Hey Paul: I am beginning high school next year with plans to go on to college. How helpful will it be to take AP [Advanced Placement] courses in high school?
There is a growing national trend and in particular a strong emphasis at West and East Jessamine High Schools in promoting AP coursework. My daughter just completed her junior year at WJ where she took five AP courses as did many of her friends. Guitar was her only “regular class” – I guess she won’t be ready for college level jam sessions.
In one word I would describe her daily schedule as brutal. English Language wasn’t too much work outside of class. Biology and US History were a significant amount of reading and watching videos. Calculus had daily homework. After sports practice and supper, she worked diligently from early evening often to midnight with usually a break to watch The Voice or a UK game. So the central question is does the tremendous time and energy investment in AP high school classes pay off in college and beyond?
StudyPoint, a national test prep and tutoring company, summarizes the benefits of AP classes as being challenged in high school classes to improve college admissions chances, win scholarships and arrive at college better prepared. Passing AP exams typically earns college credit that then can save money by completing college on time or even early.
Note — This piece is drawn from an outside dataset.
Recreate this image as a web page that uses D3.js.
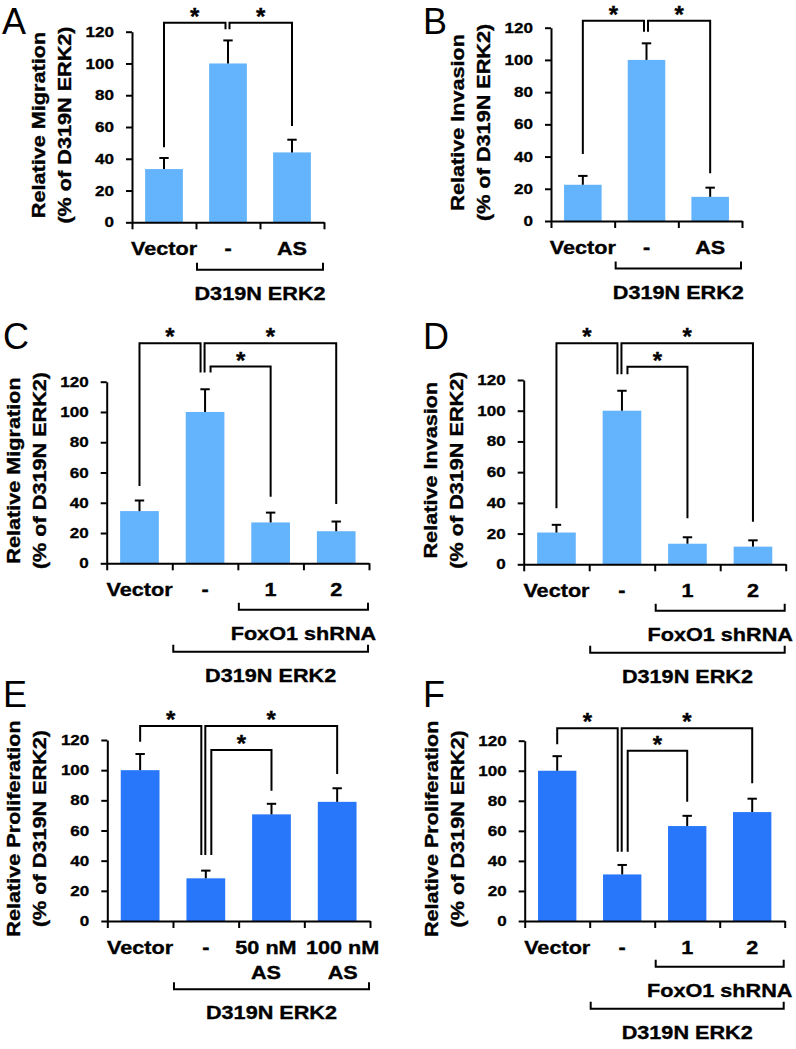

While I don’t disagree with these potential benefits of AP coursework, it is entirely possible to get into a great college, receive a solid financial package, and graduate in four years without a single AP class! Yes, it helps to have a few AP classes and if you are aiming for Centre or Vandy then go ahead and take the full AP suite – although Vandy does not accept AP credit.
The AP course offerings vary slightly from year-to-year based on what teachers are willing and able to offer. The following list are the typical AP offerings at the local high schools with the national percentages of students scoring a perfect five, passing the exam (scoring 3+) and completely blowing the exam with a score of one:
|% Scoring a 5||% Passing||% Scoring a 1|
I didn’t include in the summary table the foreign languages tests that tended to have the highest pass rates (Chinese had a 95% pass rate). The College Board notes that a high majority of those doing well in the languages actually learned to speak the language at home not in a formal set of classes in school. Many colleges will give credit for two or three college courses if you can pass a foreign language test.
Returning to the table we can see that Calculus BC is a cakewalk with almost half the test takers scoring a five and over 80% passing the exam. Well not quite a cakewalk. Not everyone is taking the same tests with the high IQ, over-achievers taking the tough math and science courses. This brings up the central critique of the benefits of AP courses – Is it the top students taking AP courses or are AP courses producing top students? In statistics jargon, are we seeing association or causation? – which, by the way, is a good response to any study when you want to sound sophisticated.
Note again that these scoring percentages are national averages. From what I hear some of the local AP classes are doing much better than the national average passing rates. Let me give you my thoughts on a good approach to AP classes and high school coursework in general.
Freshmen at EJ and WJ can take AP Psychology – a class that fits in well with many college majors and is not overly technical. Although I have my misgivings about 14 year-olds taking a college equivalent class this is one worth a shot. From what I hear the pass rates are very good for the local freshies.
Freshman can also take AP Physics. As a Mechanical Engineering major I am all for studying the science of motion. The problem is that you need a good foundation in math (ideally Calculus) to study physics something that the vast majority of freshmen don’t have yet. Freshmen have no business in big-boy AP Physics.
The other sciences – Biology, Chemistry, and Environmental Science – are great classes if you have a curiosity about these areas of study and are thinking of pursuing a science-based career. My daughter happened to take Chemistry in the dreaded zero-block when high-schoolers are not awake even if their eyes are open. The pass rates on these AP tests are mixed.
The two major history classes – U.S. and World – are reading intensive. I would suggest if you are going to take either of these courses you get the book and read it the summer before classes. Yes, that’s the kind of dedication an AP class takes.
Calculus has the reputation in college as the most likely to be failed course. Calculus AB has the highest percentage (30.5%) of test-takers who bombed. Fortunately I am proud to report that WJ has two elite Calculus teachers – Mr. Barnes who I took Calculus from 30 years ago and Mrs. Peters who I was in high school with three decades back. The pass rates are very high for students in both AP Calculus tests.
So is giving up your evenings to study college level classes worth it? Let me suggest a balanced approach. Take at most two AP courses a year. Pre-study in the summer for the courses and focus on subjects that you’d actually enjoy reading! Say you knock out Psych, Environmental Science, U.S. History, & English Language. That’s a semester of college credit – Booyah!